Some studies have shown that dogs have played a huge role in the extinction of eight bird species, including the New Zealand Quail.
What are the ways in which dogs pose a threat to different endangered species?
1. They kill wildlife
Undoubtedly, one of ways in which dogs are threats to endangered species, is that they kill them for food. The scarcity of wild predators has also led to dogs entering forests easily, as there are fewer natural predators to chase them away.
An incident which received a lot of publicity and highlighted the dangerous relationship between dogs and wildlife happened in Tibet. Three free-ranging dogs attacked a snow leopard and another pack of three dogs attacked a polar bear. So, size does not matter when the dogs are hungry and form a pack to attack a single wild animal.
70% Pudu (the smallest deer in the world), which had to be saved and rehabilitated were attacked by feral dogs.
In a survey done in India, almost half of the attacks by feral dog packs led to deaths of animals, including endangered species. In Kaziranga National Park, Assam, dogs have been seen attacking wild hog deer. Golden deer, which have to cross the road from one part of the forest to another, are also attacked by the dogs, which are owned by local farmers to protect their livestock.
2. Dogs compete for prey
Conservationists have found that domestic dogs, kept to protect livestock, but are left free, have an indirect environmental impact. This happens because they compete for prey in the wild, and deplete the food of wild carnivores.
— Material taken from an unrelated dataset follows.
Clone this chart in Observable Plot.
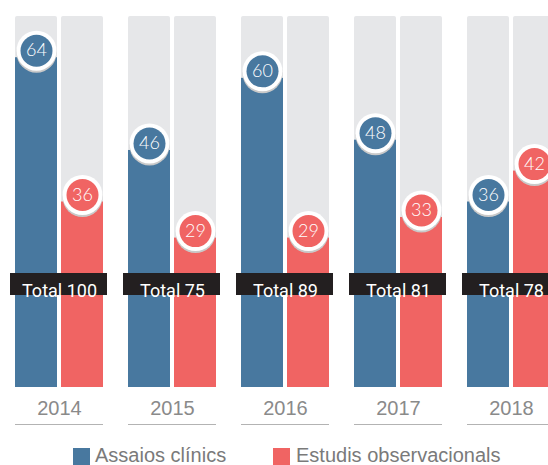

Feral dogs hunt hare and other smaller mammals, and bigger mammals such as sambar and chital, deer which are the natural food of tigers, leopards and lions. This also causes human-wildlife conflict as wild carnivores start preying on domestic animals, which is another way in which feral/free-ranging dogs being threats to endangered species.
In Poland, dogs which have gone wild enter caves in which the lynx take their kill and eat the carcasses. The lynx have been seen to be very disturbed when they find that another predator had fed on the prey.
3. Dogs spread diseases
Wildlife is not only killed by dogs, but when they are attacked by feral dogs, and are bitten by the dogs, then diseases such as canine distemper and rabies. These further reduce wildlife populations. For example, there have been cases of rabies in wild animals in Germany, Ethiopia, Nepal and India. Thus, dogs are threats to endangered species, as they spread diseases too, apart from hunting and hounding them.
4. Interbreeding with wild wolves
In Europe, conservationists are worried about another problem – that of feral dogs interbreeding with wolves in the wild. This interbreeding would cause the loss of purity of the genes of the wild wolves’ species.
Dogs which are abandoned, left to roam free or are free-ranging dogs turn into feral dogs which are a big threat to wildlife species. Killing these dogs cannot be considered to be a solution, as it is inhumane. Controlling the breeding of free-ranging dogs, through neutering and spaying, not allowing domestic dogs to roam free, rehabilitating abandoned dogs, and mass vaccinations can be part of the solution to prevent dogs from causing further harm to wildlife.